The Festival invites the public to join via Zoom for a packed and interactive program of poetry and spoken word presentations hosted by performance artist, Nkechi Emeruwa-Neuberg. Featured artists (curated by Kimi Sugioka, the Poet Laureate of the City of Alameda), will address different aspects of the First Amendment. Featured performers include: Kim Shuck, Jack Hirschman, Josiah Luis Alderete, James Cagney, Kimi Sugioka, devorah major and Rosewater Vigilante. All told, there will FOUR poet laureates (three from San Francisco one from Alameda) on the program.
In addition to outstanding performances the evening will include "surprise" cameo appearances by several Bay Area luminaries, a sneak-preview of the Festival's spring 2021 outdoor season and an in-person chat with the Festival's legal team (Mark Rennie, Matt Kumin and Bill Martinez) as they review the Festival's First Amendment case against the City.

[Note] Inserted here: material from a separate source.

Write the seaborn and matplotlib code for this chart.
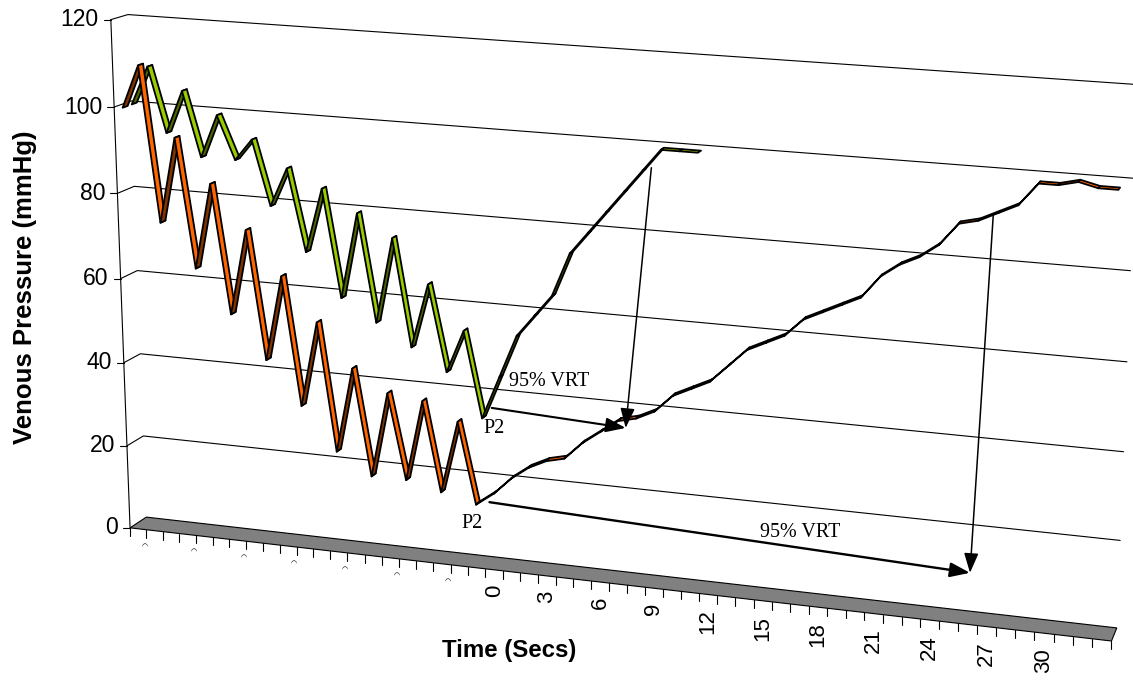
import numpy as np
import pandas as pd
import matplotlib
matplotlib.use("Agg")
import matplotlib.pyplot as plt
from matplotlib.patches import Polygon, FancyArrowPatch
import seaborn as sns

# ---------------------------------------------------------------- data
time_s = list(range(-21, 34))                 # one category per second
labelled_times = list(range(0, 31, 3))        # printed time labels
hidden_label_times = list(range(-21, 0, 3))   # labels clipped to a stub
pressure_ticks = [0, 20, 40, 60, 80, 100, 120]

# front row (orange): tip-toe pumping down to P2, then refill
orange_mmHg = [100, 110, 74, 94, 64, 84, 54, 74, 44, 64, 34, 54, 24, 44, 19, 39, 19, 38, 17, 34, 15,
               18, 22, 25, 27, 28, 32, 35, 38, 39, 41, 45, 47, 49, 53, 57, 59, 61, 65, 67, 69, 71,
               76, 79, 81, 84, 89, 90, 92, 94, 99, 99, 100, 99, 99]
# back row (green)
green_mmHg = [100, 109, 94, 104, 89, 99, 89, 94, 79, 88, 69, 84, 59, 79, 54, 74, 49, 64, 44, 54, 34,
              44, 54, 59, 64, 74, 79, 84, 89, 94, 99, 99, 99]

# 95% venous refill time markers: (time s, mmHg)
green_vrt = {"p2": (-0.55, 36.3), "tip": (7.0, 34.8), "top": (8.4, 94.6)}
orange_vrt = {"p2": (-0.34, 15.5), "tip": (26.0, 11.4), "top": (26.7, 91.2)}

# ---------------------------------------------------------------- 3-D frame
N_CAT = len(time_s)
P_MAX = 120.0

# box reference points (category position, mmHg, depth) and their canvas position
frame_anchors = [
    ((0, 0, 0), (129.3, 527.3)),
    ((0, 20, 0), (126.0, 444.3)),
    ((0, 40, 0), (123.3, 363.3)),
    ((0, 60, 0), (120.7, 279.0)),
    ((0, 80, 0), (117.0, 193.0)),
    ((0, 100, 0), (114.3, 107.3)),
    ((0, 120, 0), (110.0, 21.0)),
    ((0, 0, 1), (145.7, 517.3)),
    ((0, 20, 1), (143.3, 435.0)),
    ((0, 40, 1), (140.0, 353.3)),
    ((0, 60, 1), (138.3, 271.0)),
    ((0, 100, 1), (131.6, 101.5)),
    ((0, 120, 1), (128.3, 15.0)),
    ((10, 0, 0), (296.4, 546.7)),
    ((21, 0, 0), (486.7, 568.7)),
    ((27, 0, 0), (594.8, 581.4)),
    ((55, 0, 0), (1110.0, 641.0)),
    ((55, 0, 1), (1116.0, 630.0)),
    ((55, 80, 1), (1130.0, 271.0)),
    ((55, 120, 1), (1138.0, 82.0)),
]


def fit_camera(anchors):
    rows = []
    for (X, P, Z), (u, v) in anchors:
        w = np.array([X / N_CAT, P / P_MAX, Z, 1.0])
        u_, v_ = u / 1000.0, v / 1000.0
        rows.append(np.r_[w, np.zeros(4), -u_ * w])
        rows.append(np.r_[np.zeros(4), w, -v_ * w])
    _, _, vt = np.linalg.svd(np.array(rows))
    return vt[-1].reshape(3, 4)


CAM = fit_camera(frame_anchors)


def project(X, P, Z):
    X, P, Z = np.broadcast_arrays(np.asarray(X, float), np.asarray(P, float), np.asarray(Z, float))
    w = np.stack([X / N_CAT, P / P_MAX, Z, np.ones_like(X)])
    h = np.tensordot(CAM, w, axes=1)
    return h[0] / h[2] * 1000.0, h[1] / h[2] * 1000.0


def cat_pos(t):
    return t - time_s[0] + 0.5


ORANGE_Z = (0.0, 0.30)
GREEN_Z = (0.54, 0.84)

# ---------------------------------------------------------------- figure
sns.set_theme(style="white")
plt.rcParams["font.family"] = ["Liberation Sans", "DejaVu Sans"]
plt.rcParams["text.color"] = "black"

fig = plt.figure(figsize=(11.33, 6.84), dpi=100)
ax = fig.add_axes([0, 0, 1, 1])

# back-wall and side-wall gridlines
rows = []
for p in pressure_ticks[1:]:
    for k, (X, Z) in enumerate([(0, 0), (0, 1), (N_CAT, 1)]):
        u, v = project(X, p, Z)
        rows.append({"level": p, "order": k, "u": float(u), "v": float(v)})
grid = pd.DataFrame(rows)
sns.lineplot(data=grid, x="u", y="v", units="level", estimator=None, sort=False,
             color="black", lw=0.8, ax=ax, legend=False, zorder=1)

# floor
fx, fy = project([0, N_CAT, N_CAT, 0], [0, 0, 0, 0], [0, 0, 1, 1])
ax.add_patch(Polygon(np.c_[fx, fy], closed=True, fc="#808080", ec="black", lw=0.8, zorder=2))

# value axis
ax_u, ax_v = project([0, 0], [0, P_MAX], [0, 0])
ax.plot(ax_u, ax_v, color="black", lw=0.8, zorder=2)
for p in pressure_ticks:
    u, v = project(0, p, 0)
    ax.plot([u - 7, u], [v, v], color="black", lw=0.8, zorder=2)
    ax.text(u - 12, v, str(p), ha="right", va="center", fontsize=16.5)

# category ticks and labels
for X in range(N_CAT + 1):
    u, v = project(X, 0, 0)
    ax.plot([u, u], [v, v + 8], color="black", lw=0.8, zorder=2)
for t in labelled_times:
    u, v = project(cat_pos(t), 0, 0)
    ax.text(u, v + 15, str(t), rotation=90, ha="center", va="top", fontsize=16)
for t in hidden_label_times:
    u, v = project(cat_pos(t), 0, 0)
    ax.text(u + 6, v + 17, "\u25e0", ha="center", va="center", fontsize=5)

ax.text(25, 287, "Venous Pressure (mmHg)", rotation=90, ha="center", va="center",
        fontsize=18.5, fontweight="bold")
ax.text(509, 650, "Time (Secs)", ha="center", va="center", fontsize=17.3, fontweight="bold")


# ribbons
def draw_ribbon(values, zr, light, dark, zorder):
    X = np.arange(len(values)) + 0.5
    for i in range(len(values) - 1):
        u, v = project([X[i], X[i + 1], X[i + 1], X[i]],
                       [values[i], values[i + 1], values[i + 1], values[i]],
                       [zr[0], zr[0], zr[1], zr[1]])
        a = np.array([u[1] - u[0], v[1] - v[0]])
        b = np.array([u[3] - u[0], v[3] - v[0]])
        face = light if a[0] * b[1] - a[1] * b[0] < 0 else dark
        ax.add_patch(Polygon(np.c_[u, v], closed=True, fc=face, ec="black", lw=1.3,
                             joinstyle="round", zorder=zorder))


draw_ribbon(green_mmHg, GREEN_Z, "#99CC00", "#4D6600", 3)
draw_ribbon(orange_mmHg, ORANGE_Z, "#FF6600", "#7F3300", 4)


# refill-time arrows and notes
def arrow(a, b, z, lw):
    pa = project(cat_pos(a[0]), a[1], z)
    pb = project(cat_pos(b[0]), b[1], z)
    ax.add_patch(FancyArrowPatch((float(pa[0]), float(pa[1])), (float(pb[0]), float(pb[1])),
                                 arrowstyle="-|>,head_length=0.6,head_width=0.22",
                                 mutation_scale=20, lw=lw, color="black",
                                 shrinkA=0, shrinkB=0, zorder=6))


gz = np.mean(GREEN_Z)
oz = np.mean(ORANGE_Z)
arrow(green_vrt["p2"], green_vrt["tip"], gz, 1.5)
arrow(green_vrt["top"], green_vrt["tip"], gz, 1.1)
arrow(orange_vrt["p2"], orange_vrt["tip"], oz, 1.7)
arrow(orange_vrt["top"], orange_vrt["tip"], oz, 1.1)

serif = ["Liberation Serif", "DejaVu Serif"]
gp = project(cat_pos(-1), green_mmHg[20], gz)
op = project(cat_pos(-1), orange_mmHg[20], oz)
ax.annotate("P2", (float(gp[0]), float(gp[1])), xytext=(10, -12), textcoords="offset pixels",
            ha="center", va="center", fontsize=14.5, family=serif, zorder=7)
ax.annotate("P2", (float(op[0]), float(op[1])), xytext=(-6, -20), textcoords="offset pixels",
            ha="center", va="center", fontsize=14.5, family=serif, zorder=7)
ax.annotate("95% VRT", (float(gp[0]), float(gp[1])), xytext=(65, 35), textcoords="offset pixels",
            ha="center", va="center", fontsize=14.5, family=serif, zorder=7)
ax.annotate("95% VRT", (float(op[0]), float(op[1])), xytext=(322, -29), textcoords="offset pixels",
            ha="center", va="center", fontsize=14.5, family=serif, zorder=7)

ax.set_xlim(0, 1133)
ax.set_ylim(684, 0)
ax.axis("off")
fig.savefig("out.png", dpi=100, facecolor="white")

The lawsuit is the result of a bizarre series of events that began when the Mayor of San Francisco tried to rescind a previously approved City permit that allowed the Festival to present a series of small, physically-distanced outdoor performance events at Fort Mason. The Festival sued and won a Temporary Restraining Order (as widely reported in the BAY AREA MEDIA) allowing the program to proceed. The program, which was universally lauded as both safe and successful, was a prototype to fully test health and safety procedures for outdoor theatrical gatherings. The Festival's goal was (and still is) to develop comprehensive guidelines that can be replicated by other performing arts organizations in the spring of 2021. It is widely expected that there will be a plethora of applications for outdoor performance permits with the advent of warmer, drier weather in April and May.
Following the successful October prototype, SFIAF reached out to the City to continue the dialogue. But the organization's entreaties, including Letters to the Mayor and the Health Department and Public Petitions, were rebuffed. Instead the City Attorney filed to have the still pending case be dismissed from Federal Court. The lawsuit seeks equal status for the arts as those enjoyed by other First Amendment protected entities: religious worship and public protest. There is a court hearing currently scheduled for January 7, 2021.